We have to keep it in the 60s due to electricity costs. Well, okay, sure, in the winter.
but in the summer, y'all, if you're keeping it in the 60s,
it's going to be crazy, like, expensive for the AC.
So it might be expensive half the year,
but the other half of the year,
you're the one paying the big bills.
I have expensive summer bills in the winter.
I don't even turn my heat on.
What do we need heat for?
I'll open a window, let the snow in.
Helms me sleep.
You just layer up in the winter.
And then it'll even go.
Are y'all common?
I thought it was kind of known.
I thought it was average that at 71 degrees was the average.
I thought that's what people do.
did. 70 or 71?
I would have thought I'm on the low end.
I wouldn't expect three out of four people in this room to be on my side.
Are you, Channing?
What is your temperature?
Mine stays on like 69, 68, 69, somewhere around there.
Okay.
Yeah.
In the winter.
Maybe I'm, yeah, maybe I'm the crazy one.
I just, we have blankets for a reason.
Like, the goal is to stay warm, isn't it?
You keep saying that everybody sleeps better, but like, isn't the point to stay warm?
You get all bundled up.
Well, yeah, but you don't want to be 30.
degrees in trying to sleep.
So you've got to warm up a little bit.
Yeah, but why, if 65 is the best
for sleep, why do you wear a blanket?
I don't know. It's the combination
of the 65 and the blanket.
The Goldilocks zone. I mean, they're not
too cold, not too hot.
You're supposed to have your feet uncovered too, right?
Isn't that a thing? You're supposed to have your feet
uncovered? When you sleep, I think that's
a thing. You're supposed to have your feet uncovered
from the blankets. One thing I hate about
hotels. I can't be the only one.
You know, they tuck in these sheets.
that drives me crazy.
I have to have the blankets under my feet.
So I spend the first five minutes in bed just going crazy trying to pull the blankets out,
which of course makes the whole bed collapse, like the pad comes up.
So if you look at my bed, it looks like a war zone every night.
And you don't want to remake the bed here because you start seeing parts of it.
I don't know.
Again, maybe women do this, all right?
Is there anyone in America who keeps their bed like this?
Is there anyone in America that has their bed?

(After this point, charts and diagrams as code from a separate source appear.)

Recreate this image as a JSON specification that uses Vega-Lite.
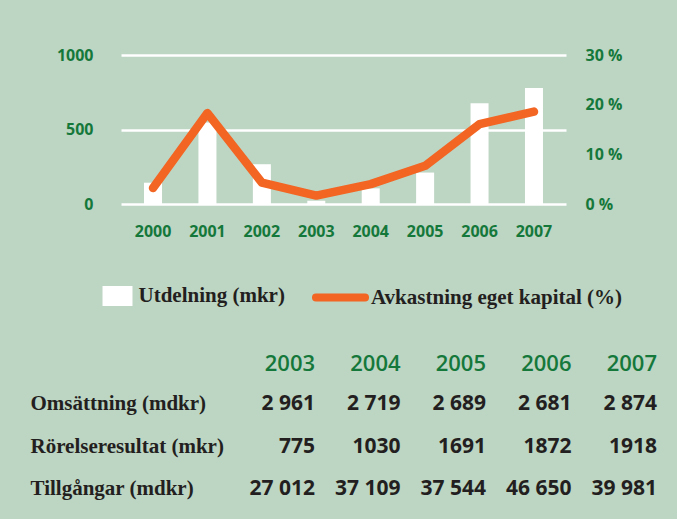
{
  "$schema": "https://vega.github.io/schema/vega-lite/v6.json",
  "background": "#bdd5c3",
  "padding": {"left": 30, "top": 47, "right": 20, "bottom": 12},
  "config": {"view": {"stroke": null}, "font": "Open Sans"},
  "spacing": 113,
  "vconcat": [
    {
      "width": 445,
      "height": 149,
      "data": {"values": [
        {"year": "2000", "utdelning": 143, "avkastning": 3.2},
        {"year": "2001", "utdelning": 547, "avkastning": 18.3},
        {"year": "2002", "utdelning": 267, "avkastning": 4.3},
        {"year": "2003", "utdelning": 22, "avkastning": 1.7},
        {"year": "2004", "utdelning": 105, "avkastning": 4.0},
        {"year": "2005", "utdelning": 211, "avkastning": 7.7},
        {"year": "2006", "utdelning": 677, "avkastning": 16.1},
        {"year": "2007", "utdelning": 778, "avkastning": 18.6}
      ]},
      "layer": [
        {
          "mark": {"type": "bar"},
          "encoding": {
            "x": {"field": "year", "type": "ordinal",
              "scale": {"paddingInner": 0.669, "paddingOuter": 0.423},
              "axis": {"title": null, "domain": false, "ticks": false, "labelAngle": 0, "labelPadding": 19,
                "labelFont": "Open Sans", "labelFontWeight": "bold", "labelFontSize": 16, "labelColor": "#15783b"}},
            "y": {"field": "utdelning", "type": "quantitative",
              "scale": {"domain": [0, 1000]},
              "axis": {"title": null, "values": [0, 500, 1000], "format": "d", "grid": true, "gridColor": "#ffffff", "gridWidth": 2.5, "gridOpacity": 1,
                "domain": false, "ticks": false, "labelPadding": 28,
                "labelFont": "Open Sans", "labelFontWeight": "bold", "labelFontSize": 16, "labelColor": "#15783b"}},
            "fill": {"datum": "Utdelning (mkr)", "type": "nominal",
              "scale": {"range": ["#ffffff"]},
              "legend": {"orient": "none", "legendX": -18.5, "legendY": 226, "title": null,
                "symbolType": "M-1,-0.667H1V0.667H-1Z", "symbolSize": 900, "symbolStrokeWidth": 0, "symbolOpacity": 1,
                "labelFont": "Liberation Serif", "labelFontWeight": "bold", "labelFontSize": 21, "labelColor": "#231f20", "labelOffset": 6, "labelLimit": 400}}
          }
        },
        {
          "mark": {"type": "line", "strokeWidth": 8.5, "strokeCap": "round", "strokeJoin": "round"},
          "encoding": {
            "x": {"field": "year", "type": "ordinal"},
            "y": {"field": "avkastning", "type": "quantitative",
              "scale": {"domain": [0, 30]},
              "axis": {"orient": "right", "title": null, "values": [0, 10, 20, 30], "labelExpr": "datum.value + ' %'",
                "grid": false, "domain": false, "ticks": false, "labelPadding": 19,
                "labelFont": "Open Sans", "labelFontWeight": "bold", "labelFontSize": 16, "labelColor": "#15783b"}},
            "stroke": {"datum": "Avkastning eget kapital (%)", "type": "nominal",
              "scale": {"range": ["#f26522"]},
              "legend": {"orient": "none", "legendX": 191, "legendY": 214, "title": null,
                "symbolType": "stroke", "symbolSize": 2401, "symbolStrokeWidth": 8,
                "encode": {"symbols": {"update": {"strokeCap": {"value": "round"}}}},
                "labelFont": "Liberation Serif", "labelFontWeight": "bold", "labelFontSize": 21, "labelColor": "#231f20", "labelOffset": 2, "labelLimit": 400}}
          }
        }
      ],
      "resolve": {"scale": {"y": "independent"}}
    },
    {
      "width": 536,
      "height": 127.5,
      "data": {"values": [
        {"metric": "Omsättning (mdkr)", "year": "2003", "value": "2 961"},
        {"metric": "Omsättning (mdkr)", "year": "2004", "value": "2 719"},
        {"metric": "Omsättning (mdkr)", "year": "2005", "value": "2 689"},
        {"metric": "Omsättning (mdkr)", "year": "2006", "value": "2 681"},
        {"metric": "Omsättning (mdkr)", "year": "2007", "value": "2 874"},
        {"metric": "Rörelseresultat (mkr)", "year": "2003", "value": "775"},
        {"metric": "Rörelseresultat (mkr)", "year": "2004", "value": "1030"},
        {"metric": "Rörelseresultat (mkr)", "year": "2005", "value": "1691"},
        {"metric": "Rörelseresultat (mkr)", "year": "2006", "value": "1872"},
        {"metric": "Rörelseresultat (mkr)", "year": "2007", "value": "1918"},
        {"metric": "Tillgångar (mdkr)", "year": "2003", "value": "27 012"},
        {"metric": "Tillgångar (mdkr)", "year": "2004", "value": "37 109"},
        {"metric": "Tillgångar (mdkr)", "year": "2005", "value": "37 544"},
        {"metric": "Tillgångar (mdkr)", "year": "2006", "value": "46 650"},
        {"metric": "Tillgångar (mdkr)", "year": "2007", "value": "39 981"}
      ]},
      "mark": {"type": "text", "align": "right", "baseline": "middle", "font": "Open Sans", "fontWeight": "bold", "fontSize": 21, "color": "#231f20"},
      "encoding": {
        "x": {"field": "year", "type": "ordinal", "bandPosition": 1,
          "scale": {"type": "band", "paddingInner": 0, "paddingOuter": 0.635, "align": 1},
          "axis": {"orient": "top", "title": null, "domain": false, "ticks": false, "labelOffset": 42.75,
            "labelAlign": "right", "labelBaseline": "alphabetic", "labelPadding": 13, "labelAngle": 0,
            "labelFont": "Open Sans", "labelFontWeight": 600, "labelFontSize": 22, "labelColor": "#15783b"}},
        "y": {"field": "metric", "type": "nominal", "sort": null,
          "scale": {"type": "band", "paddingInner": 0, "paddingOuter": 0},
          "axis": {"title": null, "domain": false, "ticks": false, "labelAlign": "left", "labelPadding": 91, "labelLimit": 400,
            "labelFont": "Liberation Serif", "labelFontWeight": "bold", "labelFontSize": 21, "labelColor": "#231f20"}},
        "text": {"field": "value"}
      }
    }
  ]
}
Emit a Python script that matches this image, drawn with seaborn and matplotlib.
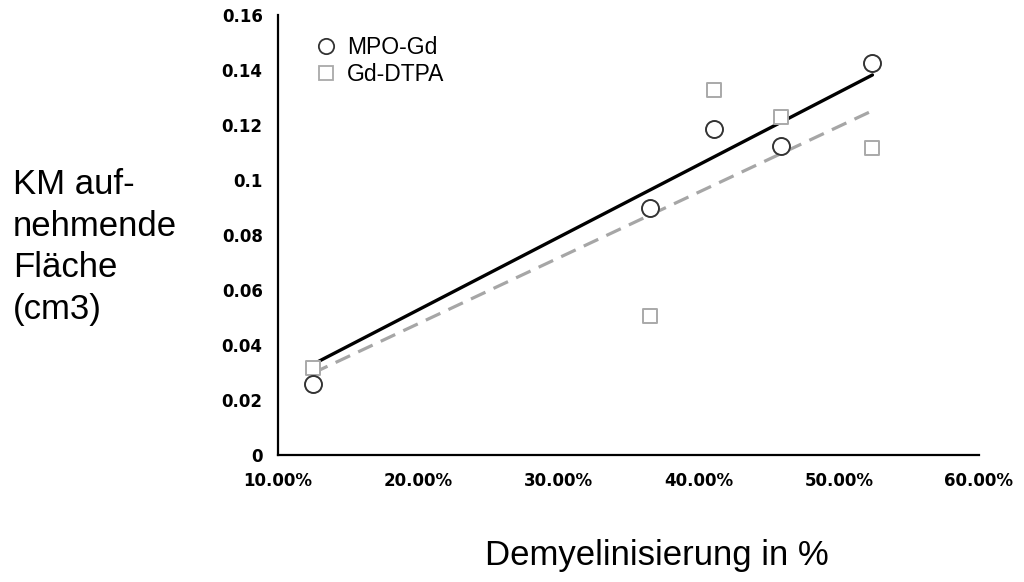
import numpy as np
import pandas as pd
import matplotlib
matplotlib.use("Agg")
import matplotlib.pyplot as plt
from matplotlib.ticker import FuncFormatter
from matplotlib.lines import Line2D
import seaborn as sns

# ---- data ----
demyelination = [12.5, 36.5, 41.1, 45.9, 52.4]          # % demyelination
mpo_gd = [0.0257, 0.0899, 0.1185, 0.1124, 0.1427]       # cm3
gd_dtpa = [0.0316, 0.0505, 0.1327, 0.1230, 0.1117]      # cm3
trend_x = [12.5, 52.4]
mpo_trend = [0.033, 0.1382]
dtpa_trend = [0.0298, 0.1252]
series_names = ["MPO-Gd", "Gd-DTPA"]
y_ticks = [0, 0.02, 0.04, 0.06, 0.08, 0.1, 0.12, 0.14, 0.16]
x_ticks = [10, 20, 30, 40, 50, 60]

sns.set_theme(style="white")
plt.rcParams["font.family"] = ["Liberation Sans", "DejaVu Sans"]
plt.rcParams["text.color"] = "black"

fig = plt.figure(figsize=(10.24, 5.82), dpi=100)
ax = fig.add_axes([278/1024, (582-455)/582, (979-278)/1024, (455-15)/582])

df = pd.DataFrame({"x": demyelination, "mpo": mpo_gd, "dtpa": gd_dtpa})
tr = pd.DataFrame({"x": trend_x, "mpo": mpo_trend, "dtpa": dtpa_trend})

sns.lineplot(data=tr, x="x", y="dtpa", ax=ax, color="#a6a6a6", lw=2.3,
             linestyle=(0, (5, 2.8)), zorder=2)
sns.lineplot(data=tr, x="x", y="mpo", ax=ax, color="black", lw=2.4, zorder=3)
sns.scatterplot(data=df, x="x", y="dtpa", ax=ax, marker="s", s=110,
                facecolor="white", edgecolor="#a9a9a9", linewidth=1.4, zorder=4)
sns.scatterplot(data=df, x="x", y="mpo", ax=ax, marker="o", s=150,
                facecolor="white", edgecolor="#333333", linewidth=1.4, zorder=5)

ax.set_xlim(10, 60)
ax.set_ylim(0, 0.16)
ax.set_xticks(x_ticks)
ax.set_yticks(y_ticks)
ax.xaxis.set_major_formatter(FuncFormatter(lambda v, p: f"{v:.2f}%"))
ax.yaxis.set_major_formatter(FuncFormatter(lambda v, p: f"{v:g}"))
ax.set_xlabel("")
ax.set_ylabel("")
for lab in ax.get_xticklabels() + ax.get_yticklabels():
    lab.set_fontfamily("DejaVu Sans")
    lab.set_fontweight("bold")
    lab.set_fontsize(12)
    lab.set_color("black")
ax.tick_params(axis="both", direction="out", length=5, width=1.5, color="black")
ax.tick_params(axis="x", pad=7)
ax.tick_params(axis="y", pad=6)
for s in ["top", "right"]:
    ax.spines[s].set_visible(False)
for s in ["left", "bottom"]:
    ax.spines[s].set_color("black")
    ax.spines[s].set_linewidth(1.6)

handles = [
    Line2D([], [], marker="o", ls="none", markersize=11, markerfacecolor="white",
           markeredgecolor="#333333", markeredgewidth=1.3),
    Line2D([], [], marker="s", ls="none", markersize=10, markerfacecolor="white",
           markeredgecolor="#a9a9a9", markeredgewidth=1.3),
]
leg = ax.legend(handles, series_names, loc="upper left", frameon=False,
                bbox_to_anchor=(301/1024, 1 - 25/582), bbox_transform=fig.transFigure,
                prop={"family": "Liberation Sans", "size": 16.5},
                handletextpad=0.3, labelspacing=0.14, handlelength=1.2, borderpad=0)
for t in leg.get_texts():
    t.set_color("black")

fig.text(13/1024, 1 - 247/582, "KM auf-\nnehmende\nFläche\n(cm3)", ha="left", va="center",
         fontsize=25, linespacing=1.33, family="Liberation Sans", color="black")
fig.text(657/1024, 1 - 556/582, "Demyelinisierung in %", ha="center", va="center",
         fontsize=25, family="Liberation Sans", color="black")

fig.savefig("out.png", dpi=100)
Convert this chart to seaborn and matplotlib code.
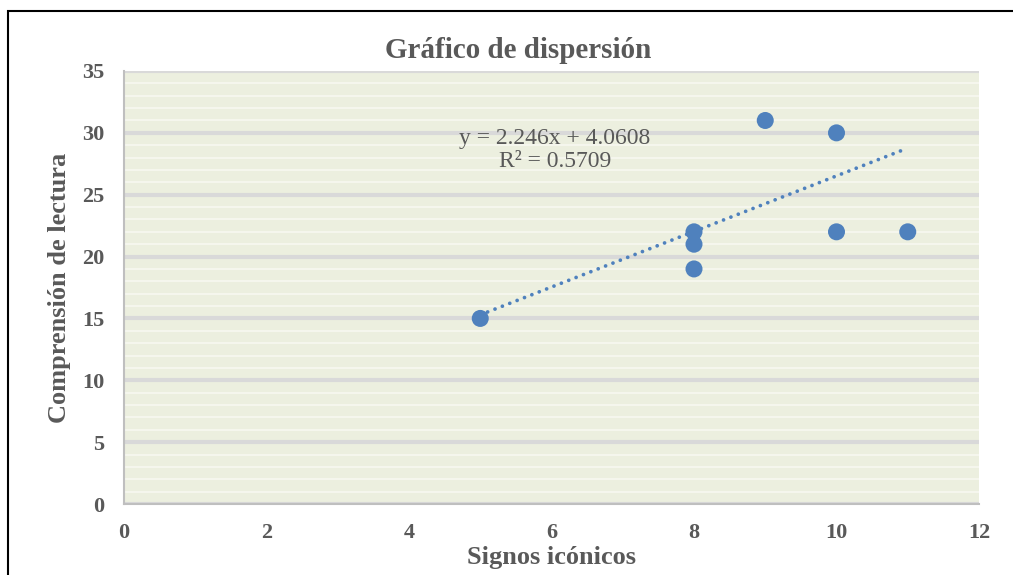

bed like a hotel where you have the blankets tucked under the mattress?
Do people do this?
The sheet, I understand.
Yeah, we don't do the comfort.
We do the sheet.
That drives me crazy.
Why is this?
All hotels do this.
Why?
I don't know.
No one else in America puts their blanket under their mattress.
It does look good.
That's fine, but the point is to sleep.
So I end up spinning, I literally, I look like a, I look good, deranged man, trying to get
the blanket out of the bottom of the bed.
I don't know.
I just try not to mess with it too much because when you really start looking around the bed at a hotel.
There's things you don't want to think about.
So I just, whatever situation they left me, I'll just jump in and do my best.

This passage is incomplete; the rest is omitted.